Tym razem Marcin wystąpi przed Polonią w Birmingham.
- Nie jest to nasz pierwszy koncert na wyspach. Ostatnio graliśmy w Londynie w sali koncertowej O2, gdzie odbywają się największe koncerty światowych sław, takich jak Justin Timberlake czy Beyonce – podkreśla artysta.
Marcin przyznaje, że jak wielu Polaków w Polsce, tak i on oraz członkowie zespołu mają przyjaciół oraz znajomych, którzy - szczególnie w ostatnich latach - musieli wyjechać i szukać lepszego życia w Wielkiej Brytanii. - Sporo ich tam zostało.

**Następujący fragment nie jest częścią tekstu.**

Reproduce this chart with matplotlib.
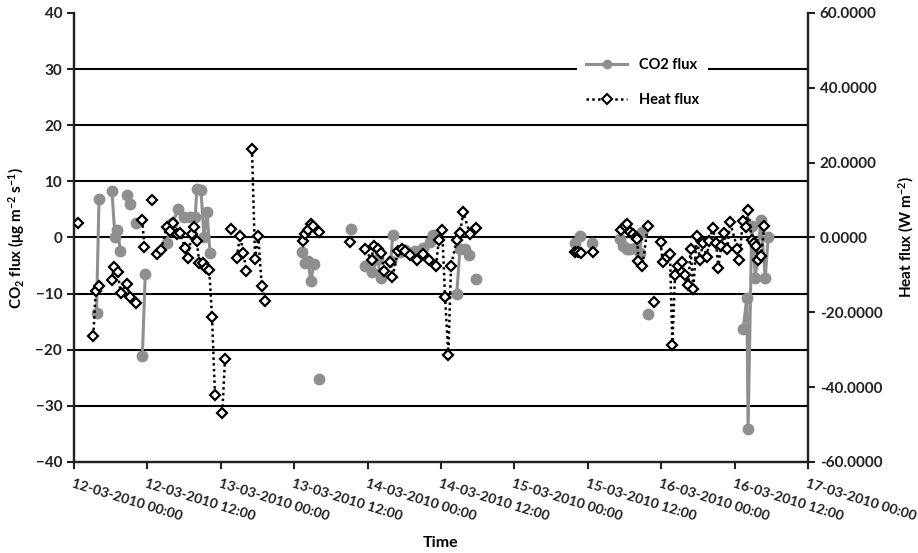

Szkoda, że musieli opuścić nasz kochany kraj, który nie potrafił zapewnić im pracy – dodaje.
Marcin nie kryje, że lubi zagraniczne występy. - Te koncerty zawsze cieszą się dużą popularnością. Są okazją do spotkań Polaków z Polakami i z muzyką, którą lubią – mówi. - Na koncerty przychodzą nie tylko Polacy, ale również obcokrajowcy przez nich zapraszani – dodaje. - Fajnie, kiedy po zakończonym występie proszą nas o autograf również obcokrajowcy. To miłe.
Jeszcze w listopadzie grupa Boys jedzie do kolejnego kraju z koncertami. Będzie to Norwegia. Boysi zagrają w Folken oraz Bergen.